Your task is to quote the listing below exactly, beginning with its first line and ending on the line bearing "Sans Narrow', 'Liberation".

··· DATASET SECTION ···

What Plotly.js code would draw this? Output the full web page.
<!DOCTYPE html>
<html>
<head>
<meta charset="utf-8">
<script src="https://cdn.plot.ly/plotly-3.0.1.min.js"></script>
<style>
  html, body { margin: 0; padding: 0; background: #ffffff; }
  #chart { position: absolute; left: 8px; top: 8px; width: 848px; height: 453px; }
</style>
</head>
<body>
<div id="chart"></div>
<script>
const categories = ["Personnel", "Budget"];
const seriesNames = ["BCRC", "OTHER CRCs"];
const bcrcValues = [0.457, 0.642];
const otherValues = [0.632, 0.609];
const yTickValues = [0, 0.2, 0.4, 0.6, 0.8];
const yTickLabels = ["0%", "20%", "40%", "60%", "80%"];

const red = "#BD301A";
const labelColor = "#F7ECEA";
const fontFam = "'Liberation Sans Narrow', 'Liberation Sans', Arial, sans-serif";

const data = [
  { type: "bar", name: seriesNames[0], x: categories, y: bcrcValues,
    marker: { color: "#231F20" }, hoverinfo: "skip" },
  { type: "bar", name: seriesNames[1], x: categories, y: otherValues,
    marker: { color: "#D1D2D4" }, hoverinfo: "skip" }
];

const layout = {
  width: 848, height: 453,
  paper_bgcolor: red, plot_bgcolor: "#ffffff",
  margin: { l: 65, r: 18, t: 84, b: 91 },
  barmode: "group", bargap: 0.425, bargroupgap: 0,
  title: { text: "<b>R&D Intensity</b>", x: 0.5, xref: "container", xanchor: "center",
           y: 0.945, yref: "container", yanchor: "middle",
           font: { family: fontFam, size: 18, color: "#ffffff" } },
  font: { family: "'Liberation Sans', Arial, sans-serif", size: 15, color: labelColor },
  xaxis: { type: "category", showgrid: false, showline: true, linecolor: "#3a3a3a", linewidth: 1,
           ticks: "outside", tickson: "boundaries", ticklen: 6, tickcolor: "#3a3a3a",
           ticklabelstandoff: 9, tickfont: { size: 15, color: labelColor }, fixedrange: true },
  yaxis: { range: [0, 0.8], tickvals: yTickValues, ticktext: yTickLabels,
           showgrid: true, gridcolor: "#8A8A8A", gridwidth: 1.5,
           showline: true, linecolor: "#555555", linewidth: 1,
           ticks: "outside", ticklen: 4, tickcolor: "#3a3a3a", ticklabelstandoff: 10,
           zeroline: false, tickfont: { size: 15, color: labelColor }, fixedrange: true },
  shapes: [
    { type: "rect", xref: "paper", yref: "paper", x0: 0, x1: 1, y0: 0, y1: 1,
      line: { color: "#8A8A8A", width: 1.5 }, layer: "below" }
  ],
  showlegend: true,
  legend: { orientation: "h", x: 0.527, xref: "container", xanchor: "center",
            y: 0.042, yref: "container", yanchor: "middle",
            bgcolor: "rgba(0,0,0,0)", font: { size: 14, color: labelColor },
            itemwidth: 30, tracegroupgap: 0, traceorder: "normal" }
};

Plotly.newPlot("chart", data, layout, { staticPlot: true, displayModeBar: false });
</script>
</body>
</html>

···

_ANSWER TO THE PROBLEM:_
What Plotly.js code would draw this? Output the full web page.
<!DOCTYPE html>
<html>
<head>
<meta charset="utf-8">
<script src="https://cdn.plot.ly/plotly-3.0.1.min.js"></script>
<style>
  html, body { margin: 0; padding: 0; background: #ffffff; }
  #chart { position: absolute; left: 8px; top: 8px; width: 848px; height: 453px; }
</style>
</head>
<body>
<div id="chart"></div>
<script>
const categories = ["Personnel", "Budget"];
const seriesNames = ["BCRC", "OTHER CRCs"];
const bcrcValues = [0.457, 0.642];
const otherValues = [0.632, 0.609];
const yTickValues = [0, 0.2, 0.4, 0.6, 0.8];
const yTickLabels = ["0%", "20%", "40%", "60%", "80%"];

const red = "#BD301A";
const labelColor = "#F7ECEA";
const fontFam = "'Liberation Sans Narrow', 'Liberation Sans', Arial, sans-serif";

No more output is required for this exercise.